Complaints process—codes of practice
If a person wishes to complain about something of concern they have seen or heard on a program broadcast by a radio or TV station, and the matter is covered by a code of practice, the person must, by law, first make a written complaint to the station.
When making a complaint to ACMA, a complainant must provide a copy of the complaint to the station, a copy of the station’s reply if this has been received, and any other relevant correspondence with the station. ACMA takes all complaints seriously (except for those that are frivolous or vexatious or not made in good faith) and acknowledges all complaints in writing.
For a valid complaint, ACMA considers the information provided and offers the relevant station an opportunity to provide its perspectives on the matter. When all relevant information is available, ACMA assesses the complaint against the relevant licence condition or code of practice. When an investigation is completed, ACMA is required to notify a complainant of the results of an investigation under Part 11 of the BSA. The form this notification takes is not specified in the BSA—sometimes it is in the form of a letter, but more usually it takes the form of an investigation report, which is provided to both the complainant and the licensee concerned.
Generally, personal or private information provided in a complaint, including name and address details, are not disclosed to the licensee concerned if it is a licence condition matter. However, as code complaints are first made to a licensee, code complaints are usually made available to the licensee concerned. ACMA’s usual practice is to not provide personal or private information in an investigation report.

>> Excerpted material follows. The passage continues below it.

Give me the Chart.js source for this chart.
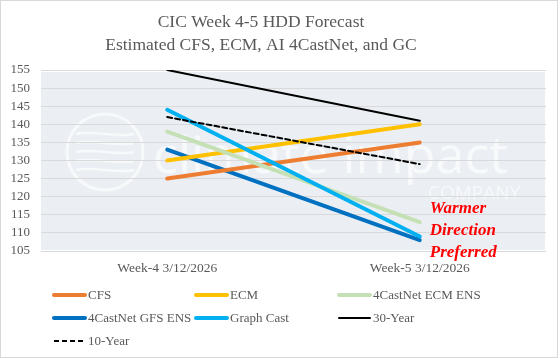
<!DOCTYPE html>
<html><head><meta charset="utf-8">
<script src="https://cdn.jsdelivr.net/npm/chart.js@4/dist/chart.umd.min.js"></script>
<style>html,body{margin:0;padding:0;background:#fff}#wrap{width:560px;height:358px;position:relative}</style>
</head><body><div id="wrap"><canvas id="c" width="560" height="358"></canvas></div>
<script>
const categories = ["Week-4 3/12/2026", "Week-5 3/12/2026"];
const seriesNames = ["CFS", "ECM", "4CastNet ECM ENS", "4CastNet GFS ENS", "Graph Cast", "30-Year", "10-Year"];
const cfs = [125, 135];
const ecm = [130, 140];
const ecmEns = [138, 113];
const gfsEns = [133, 108];
const graphCast = [144, 109];
const year30 = [155, 141];
const year10 = [142, 129];
const yTicks = [105, 110, 115, 120, 125, 130, 135, 140, 145, 150, 155];
const titleLines = ["CIC Week 4-5 HDD Forecast", "Estimated CFS, ECM, AI 4CastNet, and GC"];
const noteLines = ["Warmer", "Direction", "Preferred"];

const colors = ["#ED7D31", "#FFC000", "#C5E0B4", "#0070C0", "#00B0F0", "#000000", "#000000"];
const widths = [4, 4, 4, 4, 4, 2, 2];
const values = [cfs, ecm, ecmEns, gfsEns, graphCast, year30, year10];
const datasets = seriesNames.map((n, i) => ({
  label: n, data: values[i], borderColor: colors[i], backgroundColor: colors[i],
  borderWidth: widths[i], borderDash: i === 6 ? [5, 3] : [], pointRadius: 0,
  fill: false, tension: 0, borderCapStyle: 'round',
  order: [3, 4, 2, 5, 1, 0, 0][i]
}));

const serif = '"Liberation Serif", "Times New Roman", serif';

const bgPlugin = {
  id: 'bg',
  beforeDraw(chart) {
    const ctx = chart.ctx, a = chart.chartArea;
    ctx.save();
    ctx.fillStyle = '#fff'; ctx.fillRect(0, 0, chart.width, chart.height);
    ctx.fillStyle = '#EBEFF4';
    ctx.fillRect(a.left, a.top + 2, a.right - a.left - 1, a.bottom - a.top - 3);
    ctx.globalAlpha = 0.6;
    ctx.strokeStyle = '#fff'; ctx.fillStyle = '#fff';
    ctx.lineWidth = 3;
    ctx.beginPath(); ctx.arc(105, 152, 38, 0, Math.PI * 2); ctx.stroke();
    ctx.lineWidth = 2.5;
    for (let k = 0; k < 5; k++) {
      const yy = 134 + k * 9;
      ctx.beginPath(); ctx.moveTo(76, yy); ctx.bezierCurveTo(92, yy - 4, 118, yy + 4, 134, yy); ctx.stroke();
    }
    ctx.font = '52px "Open Sans", sans-serif';
    ctx.textBaseline = 'alphabetic'; ctx.textAlign = 'left';
    ctx.fillText('climate impact', 153, 173);
    ctx.font = '19px "Open Sans", sans-serif';
    ctx.fillText('COMPANY', 428, 199);
    ctx.restore();
  },
  afterDraw(chart) {
    const ctx = chart.ctx;
    ctx.save();
    ctx.strokeStyle = '#D9D9D9'; ctx.lineWidth = 1;
    ctx.strokeRect(0.5, 0.5, chart.width - 3, chart.height - 1);
    ctx.fillStyle = '#595959'; ctx.textAlign = 'center'; ctx.textBaseline = 'middle';
    ctx.font = '17.5px ' + serif;
    ctx.fillText(titleLines[0], 261, 22);
    ctx.fillText(titleLines[1], 261, 45);
    const xs = chart.scales.x, ys = chart.scales.y;
    ctx.fillStyle = '#FF0000'; ctx.textAlign = 'left';
    ctx.font = 'bold italic 17px ' + serif;
    const nx = xs.getPixelForValue(1) + 10;
    noteLines.forEach((t, i) => ctx.fillText(t, nx, ys.getPixelForValue(115) - 6 + i * 22));
    const colX = [52, 194, 337];
    const rowY = [295, 318, 341];
    ctx.font = '13px ' + serif;
    chart.data.datasets.forEach((d, i) => {
      const cx = colX[i % 3], cy = rowY[Math.floor(i / 3)];
      ctx.save();
      ctx.strokeStyle = d.borderColor; ctx.lineWidth = d.borderWidth;
      ctx.setLineDash(d.borderDash || []);
      ctx.lineCap = d.borderDash && d.borderDash.length ? 'butt' : 'round';
      ctx.beginPath(); ctx.moveTo(cx + 2, cy); ctx.lineTo(cx + 33, cy); ctx.stroke();
      ctx.restore();
      ctx.fillStyle = '#595959'; ctx.textAlign = 'left'; ctx.textBaseline = 'middle';
      ctx.fillText(d.label, cx + 36, cy + 1);
    });
    ctx.restore();
  }
};

new Chart(document.getElementById('c'), {
  type: 'line',
  data: { labels: categories, datasets },
  options: {
    responsive: false, animation: false,
    layout: { padding: { top: 70, right: 14, bottom: 82, left: 0 } },
    plugins: { legend: { display: false }, title: { display: false }, tooltip: { enabled: false } },
    scales: {
      x: {
        offset: true,
        grid: { display: false, drawTicks: false },
        border: { display: false },
        ticks: { color: '#595959', font: { family: serif, size: 13.5 }, padding: 9, maxRotation: 0 },
        afterFit(s) { s.height = 25; }
      },
      y: {
        min: 105, max: 155,
        afterBuildTicks(s) { s.ticks = yTicks.map(v => ({ value: v })); },
        grid: { color: '#D9D9D9', lineWidth: 1, drawTicks: false },
        border: { display: false },
        ticks: { color: '#595959', font: { family: serif, size: 13 }, padding: 11, autoSkip: false },
        afterFit(s) { s.width = 41; }
      }
    }
  },
  plugins: [bgPlugin]
});
</script></body></html>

Under the BSA, ACMA has discretion whether or not to publish the report of an investigation conducted under Part 11 of the BSA. ACMA is not required to publish an investigation report if publication would disclose matter of a confidential character or be likely to prejudice the fair trial of a person. If ACMA intends to publish an investigation report that may adversely affect the interests of a person, ACMA must give the person an opportunity to make representations in relation to the matter.